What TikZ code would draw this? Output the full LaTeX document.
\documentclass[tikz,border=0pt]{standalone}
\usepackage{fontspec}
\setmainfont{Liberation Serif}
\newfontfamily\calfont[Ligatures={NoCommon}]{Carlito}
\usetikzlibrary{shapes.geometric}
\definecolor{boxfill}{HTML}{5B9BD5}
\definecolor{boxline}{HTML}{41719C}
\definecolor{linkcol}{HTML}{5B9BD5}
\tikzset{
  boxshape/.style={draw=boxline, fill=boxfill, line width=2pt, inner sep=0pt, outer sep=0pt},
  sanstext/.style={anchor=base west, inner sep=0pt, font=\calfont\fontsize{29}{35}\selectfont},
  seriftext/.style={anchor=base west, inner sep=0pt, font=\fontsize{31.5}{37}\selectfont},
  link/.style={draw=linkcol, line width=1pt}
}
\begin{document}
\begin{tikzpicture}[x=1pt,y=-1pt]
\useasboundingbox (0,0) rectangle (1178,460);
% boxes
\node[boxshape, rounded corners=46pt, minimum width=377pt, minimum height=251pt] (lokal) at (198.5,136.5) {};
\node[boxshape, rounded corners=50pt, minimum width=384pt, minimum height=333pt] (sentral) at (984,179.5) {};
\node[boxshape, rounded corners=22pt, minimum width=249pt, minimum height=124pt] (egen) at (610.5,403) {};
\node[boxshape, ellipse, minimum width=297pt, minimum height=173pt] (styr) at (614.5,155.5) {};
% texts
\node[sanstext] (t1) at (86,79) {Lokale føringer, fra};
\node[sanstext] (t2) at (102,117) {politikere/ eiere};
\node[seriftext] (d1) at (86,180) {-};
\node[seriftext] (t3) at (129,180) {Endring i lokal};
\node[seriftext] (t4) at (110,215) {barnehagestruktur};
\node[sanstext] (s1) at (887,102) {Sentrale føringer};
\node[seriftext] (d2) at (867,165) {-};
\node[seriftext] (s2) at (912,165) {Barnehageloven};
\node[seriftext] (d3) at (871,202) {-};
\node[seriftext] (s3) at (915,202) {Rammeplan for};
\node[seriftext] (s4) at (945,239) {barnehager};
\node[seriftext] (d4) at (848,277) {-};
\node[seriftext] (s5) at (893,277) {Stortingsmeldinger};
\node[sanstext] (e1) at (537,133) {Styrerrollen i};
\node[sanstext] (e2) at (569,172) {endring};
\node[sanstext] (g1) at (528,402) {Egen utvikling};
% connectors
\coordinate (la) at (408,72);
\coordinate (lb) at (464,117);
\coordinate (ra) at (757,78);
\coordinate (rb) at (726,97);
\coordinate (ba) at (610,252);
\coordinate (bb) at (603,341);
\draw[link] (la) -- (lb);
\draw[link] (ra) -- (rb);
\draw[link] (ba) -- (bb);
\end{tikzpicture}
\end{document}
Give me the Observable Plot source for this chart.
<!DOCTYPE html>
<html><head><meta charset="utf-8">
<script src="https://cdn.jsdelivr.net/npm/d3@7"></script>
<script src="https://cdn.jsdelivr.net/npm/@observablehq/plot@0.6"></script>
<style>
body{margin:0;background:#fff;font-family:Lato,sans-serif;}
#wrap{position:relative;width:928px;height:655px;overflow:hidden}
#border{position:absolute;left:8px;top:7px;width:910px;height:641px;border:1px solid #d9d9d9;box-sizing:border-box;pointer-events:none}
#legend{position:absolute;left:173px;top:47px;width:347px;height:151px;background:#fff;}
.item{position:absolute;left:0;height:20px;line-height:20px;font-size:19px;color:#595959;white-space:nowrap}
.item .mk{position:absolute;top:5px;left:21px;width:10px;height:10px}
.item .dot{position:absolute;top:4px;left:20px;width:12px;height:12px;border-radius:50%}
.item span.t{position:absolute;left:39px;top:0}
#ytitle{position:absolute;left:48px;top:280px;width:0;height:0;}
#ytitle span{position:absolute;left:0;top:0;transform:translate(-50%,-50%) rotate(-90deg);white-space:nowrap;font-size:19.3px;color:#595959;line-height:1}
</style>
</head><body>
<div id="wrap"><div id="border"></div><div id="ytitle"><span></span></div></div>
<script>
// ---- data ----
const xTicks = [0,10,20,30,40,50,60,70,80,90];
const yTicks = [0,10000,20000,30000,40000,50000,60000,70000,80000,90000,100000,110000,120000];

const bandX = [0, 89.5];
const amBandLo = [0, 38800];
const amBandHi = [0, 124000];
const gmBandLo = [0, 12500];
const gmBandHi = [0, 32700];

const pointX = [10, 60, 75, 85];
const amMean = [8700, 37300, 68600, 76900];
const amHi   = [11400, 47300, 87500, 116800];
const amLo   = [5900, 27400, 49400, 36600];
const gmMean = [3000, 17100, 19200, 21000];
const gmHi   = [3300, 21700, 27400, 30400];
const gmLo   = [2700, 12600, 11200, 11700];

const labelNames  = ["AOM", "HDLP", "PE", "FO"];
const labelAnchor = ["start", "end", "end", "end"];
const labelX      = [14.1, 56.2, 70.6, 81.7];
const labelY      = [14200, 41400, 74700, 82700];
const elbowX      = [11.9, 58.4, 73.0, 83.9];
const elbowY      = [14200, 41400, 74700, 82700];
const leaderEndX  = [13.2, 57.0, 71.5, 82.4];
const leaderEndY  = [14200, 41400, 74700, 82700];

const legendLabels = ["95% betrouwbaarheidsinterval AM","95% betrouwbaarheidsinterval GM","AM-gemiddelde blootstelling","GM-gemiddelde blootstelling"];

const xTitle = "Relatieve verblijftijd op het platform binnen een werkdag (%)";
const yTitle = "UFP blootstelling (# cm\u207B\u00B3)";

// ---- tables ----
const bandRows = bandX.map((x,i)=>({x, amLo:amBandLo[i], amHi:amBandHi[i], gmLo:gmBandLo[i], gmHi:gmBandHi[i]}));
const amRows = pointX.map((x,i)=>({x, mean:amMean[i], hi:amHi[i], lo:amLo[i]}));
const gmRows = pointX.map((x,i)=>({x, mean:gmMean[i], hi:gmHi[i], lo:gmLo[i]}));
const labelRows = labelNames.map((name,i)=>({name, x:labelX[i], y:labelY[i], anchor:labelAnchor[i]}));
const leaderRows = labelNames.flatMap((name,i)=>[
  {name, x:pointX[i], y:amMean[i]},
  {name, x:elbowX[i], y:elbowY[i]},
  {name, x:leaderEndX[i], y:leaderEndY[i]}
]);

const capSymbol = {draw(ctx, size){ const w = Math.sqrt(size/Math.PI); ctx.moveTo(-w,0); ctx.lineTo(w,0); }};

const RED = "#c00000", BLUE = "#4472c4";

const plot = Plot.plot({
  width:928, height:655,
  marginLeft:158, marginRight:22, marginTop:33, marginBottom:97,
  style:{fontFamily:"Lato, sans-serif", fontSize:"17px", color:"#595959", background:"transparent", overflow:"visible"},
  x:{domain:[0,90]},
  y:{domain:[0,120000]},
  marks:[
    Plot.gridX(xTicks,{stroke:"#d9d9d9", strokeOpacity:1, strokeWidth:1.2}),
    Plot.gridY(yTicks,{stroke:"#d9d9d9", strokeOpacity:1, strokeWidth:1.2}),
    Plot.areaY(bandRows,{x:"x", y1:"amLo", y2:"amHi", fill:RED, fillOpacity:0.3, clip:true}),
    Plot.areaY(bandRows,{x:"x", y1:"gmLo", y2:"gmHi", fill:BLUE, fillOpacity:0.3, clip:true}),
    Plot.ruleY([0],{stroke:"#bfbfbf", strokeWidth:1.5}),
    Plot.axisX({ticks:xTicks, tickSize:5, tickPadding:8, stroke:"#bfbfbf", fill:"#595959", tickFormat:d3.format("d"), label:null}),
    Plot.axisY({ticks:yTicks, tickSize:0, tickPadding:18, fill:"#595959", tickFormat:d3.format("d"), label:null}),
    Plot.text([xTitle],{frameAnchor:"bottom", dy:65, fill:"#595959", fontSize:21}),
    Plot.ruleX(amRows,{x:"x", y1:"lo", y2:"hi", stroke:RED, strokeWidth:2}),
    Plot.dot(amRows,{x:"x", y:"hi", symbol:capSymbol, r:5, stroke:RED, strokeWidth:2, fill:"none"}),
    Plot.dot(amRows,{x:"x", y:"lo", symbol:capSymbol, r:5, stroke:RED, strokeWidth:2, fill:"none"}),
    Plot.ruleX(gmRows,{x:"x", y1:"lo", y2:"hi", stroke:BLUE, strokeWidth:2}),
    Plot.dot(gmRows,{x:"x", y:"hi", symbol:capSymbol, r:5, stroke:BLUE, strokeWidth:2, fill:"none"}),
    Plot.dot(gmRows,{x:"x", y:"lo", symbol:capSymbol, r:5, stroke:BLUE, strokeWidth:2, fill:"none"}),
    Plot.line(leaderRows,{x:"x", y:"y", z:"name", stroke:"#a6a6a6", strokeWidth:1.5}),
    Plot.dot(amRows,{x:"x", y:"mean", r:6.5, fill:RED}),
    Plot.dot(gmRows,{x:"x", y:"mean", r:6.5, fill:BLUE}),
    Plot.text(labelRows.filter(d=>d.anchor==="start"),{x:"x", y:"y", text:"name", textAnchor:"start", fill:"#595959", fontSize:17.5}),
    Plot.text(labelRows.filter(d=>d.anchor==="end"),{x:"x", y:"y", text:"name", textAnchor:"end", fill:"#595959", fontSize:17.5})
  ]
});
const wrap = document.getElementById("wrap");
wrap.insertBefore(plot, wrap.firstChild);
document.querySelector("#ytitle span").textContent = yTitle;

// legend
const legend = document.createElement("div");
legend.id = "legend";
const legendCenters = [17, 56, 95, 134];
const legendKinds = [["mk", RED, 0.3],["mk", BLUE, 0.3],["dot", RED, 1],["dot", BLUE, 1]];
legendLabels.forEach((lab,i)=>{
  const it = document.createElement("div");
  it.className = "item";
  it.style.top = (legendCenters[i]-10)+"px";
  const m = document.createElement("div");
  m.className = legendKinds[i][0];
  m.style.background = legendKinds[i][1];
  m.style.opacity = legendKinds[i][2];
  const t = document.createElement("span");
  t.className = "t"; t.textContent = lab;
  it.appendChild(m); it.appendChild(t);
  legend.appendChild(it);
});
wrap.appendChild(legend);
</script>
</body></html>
-=-=-=-=-
--- WORK TO BE COMPLETED ---
Which lines of the material contain the string "draw"? List each of them.

--- WRITTEN ANSWER ---
What TikZ code would draw this? Output the full LaTeX document.
  boxshape/.style={draw=boxline, fill=boxfill, line width=2pt, inner sep=0pt, outer sep=0pt},
  link/.style={draw=linkcol, line width=1pt}
\draw[link] (la) -- (lb);
\draw[link] (ra) -- (rb);
\draw[link] (ba) -- (bb);
const capSymbol = {draw(ctx, size){ const w = Math.sqrt(size/Math.PI); ctx.moveTo(-w,0); ctx.lineTo(w,0); }};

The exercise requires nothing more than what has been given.